His only direct experience with death thus far was when we put an elderly and sick cat down last fall. He was at school that morning, but had to come home early (a rare event) for being generally upset. He knew at the time that she'd been getting sicker, and that morning we very casually let him know that she just couldn't enjoy being in her sick body anymore, couldn't enjoy her favorite yummy snack, and had decided to die that day. When he came home, we let him check out the body, and then he and I played nearby but didn't really engage with my husband digging a grave and burying her. All was well.
Lately he's been referring to her often, saying he misses her, and often telling anyone who asks about animals that she died. There's little to no pathos in all this, just simple reporting. But the increased frequency is really noticeable this past week.

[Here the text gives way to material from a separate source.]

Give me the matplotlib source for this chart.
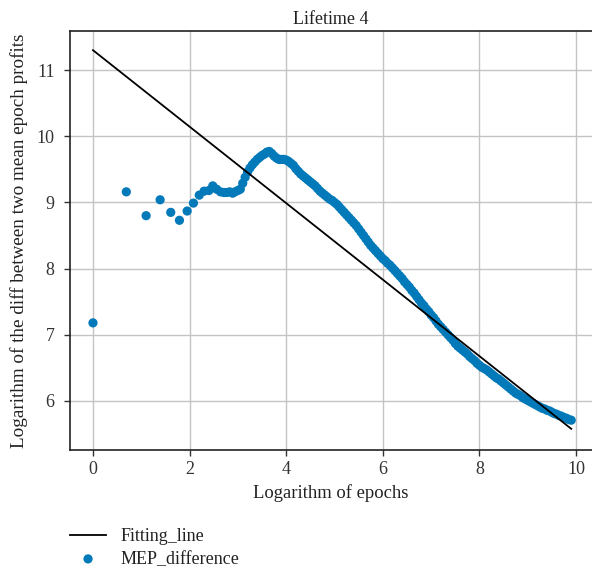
import matplotlib
matplotlib.use("Agg")
import matplotlib.pyplot as plt

# font
plt.rcParams['font.family'] = ['Liberation Serif', 'DejaVu Serif']

# sparse early points (x = log of epochs)
early_x = [0.00, 0.69, 1.10, 1.39, 1.61, 1.79, 1.95, 2.08, 2.20, 2.30,
           2.40, 2.48, 2.56, 2.64, 2.71, 2.77, 2.83, 2.89, 2.94, 3.00]
early_y = [7.18, 9.16, 8.80, 9.04, 8.85, 8.73, 8.87, 8.99, 9.11, 9.17,
           9.18, 9.25, 9.20, 9.16, 9.15, 9.15, 9.16, 9.14, 9.16, 9.18]

# dense part
dense_x = [3.05, 3.10, 3.15, 3.20, 3.25, 3.30, 3.35, 3.40, 3.45, 3.50,
           3.55, 3.60, 3.65, 3.70, 3.75, 3.80, 3.85, 3.90, 3.95, 4.00,
           4.05, 4.10, 4.15, 4.20, 4.25, 4.30, 4.35, 4.40, 4.45, 4.50,
           4.55, 4.60, 4.65, 4.70, 4.75, 4.80, 4.85, 4.90, 4.95, 5.00,
           5.05, 5.10, 5.15, 5.20, 5.25, 5.30, 5.35, 5.40, 5.45, 5.50,
           5.55, 5.60, 5.65, 5.70, 5.75, 5.80, 5.85, 5.90, 5.95, 6.00,
           6.05, 6.10, 6.15, 6.20, 6.25, 6.30, 6.35, 6.40, 6.45, 6.50,
           6.55, 6.60, 6.65, 6.70, 6.75, 6.80, 6.85, 6.90, 6.95, 7.00,
           7.05, 7.10, 7.15, 7.20, 7.25, 7.30, 7.35, 7.40, 7.45, 7.50,
           7.55, 7.60, 7.65, 7.70, 7.75, 7.80, 7.85, 7.90, 7.95, 8.00,
           8.05, 8.10, 8.15, 8.20, 8.25, 8.30, 8.35, 8.40, 8.45, 8.50,
           8.55, 8.60, 8.65, 8.70, 8.75, 8.80, 8.85, 8.90, 8.95, 9.00,
           9.05, 9.10, 9.15, 9.20, 9.25, 9.30, 9.35, 9.40, 9.45, 9.50,
           9.55, 9.60, 9.65, 9.70, 9.75, 9.80, 9.85, 9.90]
dense_y = [9.20, 9.29, 9.38, 9.46, 9.52, 9.57, 9.61, 9.65, 9.68, 9.71,
           9.73, 9.76, 9.77, 9.74, 9.70, 9.67, 9.65, 9.65, 9.65, 9.64,
           9.62, 9.59, 9.56, 9.51, 9.47, 9.43, 9.40, 9.37, 9.34, 9.31,
           9.28, 9.25, 9.21, 9.17, 9.14, 9.11, 9.08, 9.05, 9.03, 9.00,
           8.97, 8.93, 8.89, 8.85, 8.81, 8.77, 8.73, 8.69, 8.65, 8.60,
           8.55, 8.50, 8.45, 8.40, 8.35, 8.31, 8.27, 8.23, 8.19, 8.15,
           8.12, 8.08, 8.05, 8.01, 7.97, 7.93, 7.89, 7.85, 7.80, 7.76,
           7.72, 7.67, 7.63, 7.58, 7.53, 7.48, 7.44, 7.39, 7.35, 7.30,
           7.26, 7.21, 7.16, 7.12, 7.08, 7.04, 7.00, 6.96, 6.92, 6.87,
           6.83, 6.80, 6.77, 6.74, 6.71, 6.67, 6.64, 6.61, 6.57, 6.54,
           6.51, 6.49, 6.47, 6.44, 6.41, 6.38, 6.35, 6.33, 6.30, 6.27,
           6.24, 6.21, 6.18, 6.15, 6.12, 6.10, 6.08, 6.05, 6.03, 6.01,
           5.99, 5.97, 5.95, 5.93, 5.91, 5.89, 5.88, 5.86, 5.85, 5.83,
           5.81, 5.80, 5.78, 5.77, 5.75, 5.74, 5.72, 5.71]

# fitted line end points
fit_x = [0.0, 9.9]
fit_y = [11.3, 5.58]

xticks = [0, 2, 4, 6, 8, 10]
yticks = [6, 7, 8, 9, 10, 11]

fig = plt.figure(figsize=(5.92, 5.73), dpi=100)
ax = fig.add_axes([0.1182, 0.2147, 0.8818, 0.7312])

line, = ax.plot(fit_x, fit_y, color='black', lw=1.3, label='Fitting_line', zorder=3)
sc = ax.scatter(early_x + dense_x, early_y + dense_y, s=44, color='#0279b8',
                edgecolors='none', label='MEP_difference', zorder=2)

ax.set_xlim(-0.476, 10.33)
ax.set_ylim(5.26, 11.59)
ax.set_xticks(xticks)
ax.set_yticks(yticks)
ax.grid(True, color='#c4c4c4', lw=1.0)
ax.set_axisbelow(True)
ax.spines['right'].set_visible(False)
for s in ['left', 'bottom', 'top']:
    ax.spines[s].set_color('#222222')
    ax.spines[s].set_linewidth(1.2)
ax.tick_params(direction='out', length=4, width=1, colors='#333333',
               labelsize=13, pad=4)
ax.tick_params(axis='y', pad=7)

ax.set_title('Lifetime 4', fontsize=13, color='#222222', pad=5)
ax.set_xlabel('Logarithm of epochs', fontsize=13.4, color='#222222', labelpad=4)
ax.set_ylabel('Logarithm of the diff between two mean epoch profits',
              fontsize=13.8, color='#222222', labelpad=6)

leg = fig.legend(handles=[line, sc], loc='upper left',
                 bbox_to_anchor=(0.106, 1 - 521 / 573),
                 frameon=False, fontsize=13, handlelength=2.0, handletextpad=0.8,
                 labelspacing=0.3, borderaxespad=0)
for t in leg.get_texts():
    t.set_color('#222222')

fig.savefig('out.png', dpi=100)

In the car today, he said - with pathos - that he was missing her. I asked what he missed, and he didn't know. So I asked, "Are you really missing her, or are you wondering about what happens when animals die?" Now, he's in a super leading-the-witness stage of life, so no surprise he said "I'm wondering what happens!" I reminded him of our stock answer, that when animals die they stop breathing and stop moving and that means they aren't alive anymore. That's when he asked if I would ever die.
I was so unprepared! I couldn't say anything for a moment, and then I said "I will never ever die as long as you need me."
I'm happy with this answer in that it gives him security (the next question was about garbage trucks) and only as much information as he can handle at this age, but lying is just not part of what we want to do as parents. And obviously, it's not actually up to me when I die. Husband suggests that the next time it comes up like that, we could say also that we would never choose to die the way the cat did, because we would never choose to be away from him. And that we would put the emphasis on never, rather than on choose, so as not to lead him into thoughts of unchosen death.
But, we'd love to know more about ways to handle this. We don't mind references to god or spirit, we have said that our cat's spirit is still with us which is part of why we smile when we remember her. But our sense is that introducing more abstract concepts won't really benefit this logical concrete-thinking boy. Oh, I just remembered that book, um, Dog Heaven. That's sort of along the lines of what might work with him, except, you know, "What's heaven?" (We are non-specific buddhist-leaning animist-inspired non-dogmatic blah blah blah.)
Any other recommendations for how to frame the conversations at this age, books, or other gentle introductions of information?